Switching Off - Do We Still Know How To Go On Holiday?
It's no secret that there's now 'an app for everything', but are we so hooked to the digital world that we just don't know how to enjoy a holiday anymore?
It wasn't long ago that you needed to buy a postcard to keep in touch with people
on holiday (yet you somehow beat it back to the UK), or use a payphone.
It was even less time ago that you needed to pay a small fortune to use your mobile abroad.
This weekend is the digital detox
, which sets the challenge of ditching your smartphone, tablet, social media, and google maps. So if you are going away anytime soon, maybe it's time to dig out those postcards
Holiday? Or Working Abroad?
According to the Financial Services Compensation Scheme
, 31% of British holidaymakers make contact with work, whether by phone, text, or email.
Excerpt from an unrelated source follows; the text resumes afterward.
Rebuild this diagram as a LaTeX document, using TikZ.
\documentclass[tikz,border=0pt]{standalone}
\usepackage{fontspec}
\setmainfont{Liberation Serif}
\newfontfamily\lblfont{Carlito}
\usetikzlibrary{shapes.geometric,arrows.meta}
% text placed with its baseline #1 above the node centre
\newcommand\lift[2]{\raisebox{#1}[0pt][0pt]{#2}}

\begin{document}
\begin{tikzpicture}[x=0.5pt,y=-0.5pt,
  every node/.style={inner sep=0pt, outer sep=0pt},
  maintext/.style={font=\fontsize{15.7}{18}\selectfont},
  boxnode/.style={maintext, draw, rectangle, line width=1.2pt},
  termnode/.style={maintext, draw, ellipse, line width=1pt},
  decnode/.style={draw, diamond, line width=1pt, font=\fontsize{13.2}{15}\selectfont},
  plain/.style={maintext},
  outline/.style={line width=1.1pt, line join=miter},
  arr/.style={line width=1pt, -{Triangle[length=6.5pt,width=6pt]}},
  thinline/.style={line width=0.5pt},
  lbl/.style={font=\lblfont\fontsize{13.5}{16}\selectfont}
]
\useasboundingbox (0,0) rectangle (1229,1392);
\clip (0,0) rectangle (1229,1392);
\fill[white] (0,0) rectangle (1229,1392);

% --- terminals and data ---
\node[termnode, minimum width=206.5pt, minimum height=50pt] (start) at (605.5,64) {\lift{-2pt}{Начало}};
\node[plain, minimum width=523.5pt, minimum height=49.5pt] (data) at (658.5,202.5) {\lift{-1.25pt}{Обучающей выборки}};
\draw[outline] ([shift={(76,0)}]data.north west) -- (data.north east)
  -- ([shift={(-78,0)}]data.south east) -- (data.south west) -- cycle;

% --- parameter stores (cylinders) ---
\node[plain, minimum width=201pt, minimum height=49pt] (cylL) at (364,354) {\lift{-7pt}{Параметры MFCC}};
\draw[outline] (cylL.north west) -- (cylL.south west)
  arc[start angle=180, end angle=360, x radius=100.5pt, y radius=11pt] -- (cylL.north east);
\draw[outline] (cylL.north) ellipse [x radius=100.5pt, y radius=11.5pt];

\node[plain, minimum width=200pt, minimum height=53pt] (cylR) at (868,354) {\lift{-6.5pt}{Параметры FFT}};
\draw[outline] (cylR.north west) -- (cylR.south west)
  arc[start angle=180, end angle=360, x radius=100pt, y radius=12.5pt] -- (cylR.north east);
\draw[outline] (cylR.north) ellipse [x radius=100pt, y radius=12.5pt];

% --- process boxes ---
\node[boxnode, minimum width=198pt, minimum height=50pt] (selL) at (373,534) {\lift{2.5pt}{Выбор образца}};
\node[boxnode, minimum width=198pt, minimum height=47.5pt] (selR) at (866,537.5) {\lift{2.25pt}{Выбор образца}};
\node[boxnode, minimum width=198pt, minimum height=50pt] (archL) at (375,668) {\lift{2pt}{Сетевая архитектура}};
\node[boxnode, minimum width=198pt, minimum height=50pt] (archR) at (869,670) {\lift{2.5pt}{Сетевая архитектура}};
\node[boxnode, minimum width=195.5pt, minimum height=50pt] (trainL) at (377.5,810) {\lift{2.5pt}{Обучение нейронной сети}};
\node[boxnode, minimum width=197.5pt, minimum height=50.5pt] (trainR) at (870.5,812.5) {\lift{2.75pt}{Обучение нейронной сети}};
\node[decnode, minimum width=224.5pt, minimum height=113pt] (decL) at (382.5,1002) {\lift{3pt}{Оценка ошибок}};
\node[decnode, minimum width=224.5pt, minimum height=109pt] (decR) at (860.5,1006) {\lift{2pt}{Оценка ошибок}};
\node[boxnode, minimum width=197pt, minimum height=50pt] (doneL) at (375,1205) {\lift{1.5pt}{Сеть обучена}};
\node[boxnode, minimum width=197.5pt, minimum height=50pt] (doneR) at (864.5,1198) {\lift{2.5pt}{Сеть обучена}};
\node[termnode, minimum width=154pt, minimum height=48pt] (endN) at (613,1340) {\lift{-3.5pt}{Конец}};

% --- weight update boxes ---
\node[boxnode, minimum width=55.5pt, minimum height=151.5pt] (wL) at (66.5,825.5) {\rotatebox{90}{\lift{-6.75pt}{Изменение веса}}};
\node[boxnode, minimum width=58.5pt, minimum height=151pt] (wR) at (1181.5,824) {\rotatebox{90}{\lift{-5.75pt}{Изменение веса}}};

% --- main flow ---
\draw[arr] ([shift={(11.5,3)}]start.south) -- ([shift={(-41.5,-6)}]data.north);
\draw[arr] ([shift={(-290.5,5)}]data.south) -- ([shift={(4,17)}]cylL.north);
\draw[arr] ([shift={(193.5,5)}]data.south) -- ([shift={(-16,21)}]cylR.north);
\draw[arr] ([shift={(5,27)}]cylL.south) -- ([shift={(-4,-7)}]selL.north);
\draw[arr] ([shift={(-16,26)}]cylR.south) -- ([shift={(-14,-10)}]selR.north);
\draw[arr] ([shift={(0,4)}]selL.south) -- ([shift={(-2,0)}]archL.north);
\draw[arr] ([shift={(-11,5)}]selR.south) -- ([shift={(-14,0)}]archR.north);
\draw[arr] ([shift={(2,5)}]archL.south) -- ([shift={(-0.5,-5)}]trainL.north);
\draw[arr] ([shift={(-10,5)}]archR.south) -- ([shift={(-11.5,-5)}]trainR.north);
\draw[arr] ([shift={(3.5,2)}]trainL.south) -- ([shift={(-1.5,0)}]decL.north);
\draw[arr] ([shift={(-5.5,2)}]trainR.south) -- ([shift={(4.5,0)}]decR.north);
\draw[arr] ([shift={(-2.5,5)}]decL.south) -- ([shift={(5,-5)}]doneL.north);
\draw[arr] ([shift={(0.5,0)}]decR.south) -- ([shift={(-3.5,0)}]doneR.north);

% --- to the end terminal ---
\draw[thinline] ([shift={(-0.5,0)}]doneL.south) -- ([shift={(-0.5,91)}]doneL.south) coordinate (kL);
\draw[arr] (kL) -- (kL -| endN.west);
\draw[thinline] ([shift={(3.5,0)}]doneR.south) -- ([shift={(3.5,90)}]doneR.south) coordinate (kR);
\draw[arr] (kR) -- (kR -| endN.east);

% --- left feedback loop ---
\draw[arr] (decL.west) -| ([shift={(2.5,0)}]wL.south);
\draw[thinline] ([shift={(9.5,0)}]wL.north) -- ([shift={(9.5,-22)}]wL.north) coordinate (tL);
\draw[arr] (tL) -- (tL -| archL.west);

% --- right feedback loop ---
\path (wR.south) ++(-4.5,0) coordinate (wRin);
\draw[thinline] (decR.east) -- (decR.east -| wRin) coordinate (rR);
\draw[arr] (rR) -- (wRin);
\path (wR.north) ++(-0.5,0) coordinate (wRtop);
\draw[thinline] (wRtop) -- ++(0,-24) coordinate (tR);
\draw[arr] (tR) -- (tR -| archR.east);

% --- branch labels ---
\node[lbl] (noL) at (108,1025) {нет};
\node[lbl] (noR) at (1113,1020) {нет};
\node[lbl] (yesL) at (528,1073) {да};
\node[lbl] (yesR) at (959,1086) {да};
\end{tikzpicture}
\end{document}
Surprisingly, 11% push the boat out further by contacting work at least once a day!
It's understandable to want to share memories with people or maybe even have a catch up with some friends and family half way through your holiday. But are you spending more time looking at your phone rather than soaking in the sights
and the holiday experience?
A quarter of 18-44 year olds with a smartphone cannot recall a time in their day when their phone was not in reach
, or at least in the same room. If this applies abroad, maybe you should ease off messaging friends and uploading images (at least until you get back!) and perhaps use your smartphone for other things. For example:
- Using consumer review apps such as Tripadvisor to find new restaurants and attractions that come recommended – you don't want to end up with a holiday illness because you didn't know who to trust
- Use your location services and GPS in order to navigate your way through bustling towns, and get to know the country you're in – If you find yourself fed up with the other guests at your hotel, why not go somewhere they don't go?
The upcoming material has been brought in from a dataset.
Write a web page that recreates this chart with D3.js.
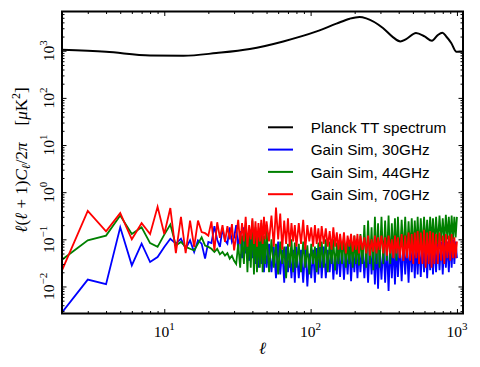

- Use local websites to book excursions and travel tickets – Tourists can end up ripping themselves off simply because they don't know how to find a bargain in a foreign country, act like a local to find what locals find
- Translators won't have you fluently communicating with the locals, but they can help you with some obvious questions, or working out what a sign says
Cheaper to Rome?
With the astronomic fall of roaming charges across the EU, it will perhaps encourage even more to use their smartphones abroad
. Will this make you think harder about your digital detox? If you can't join in this weekend, why not use you holiday as an excuse to escape technology?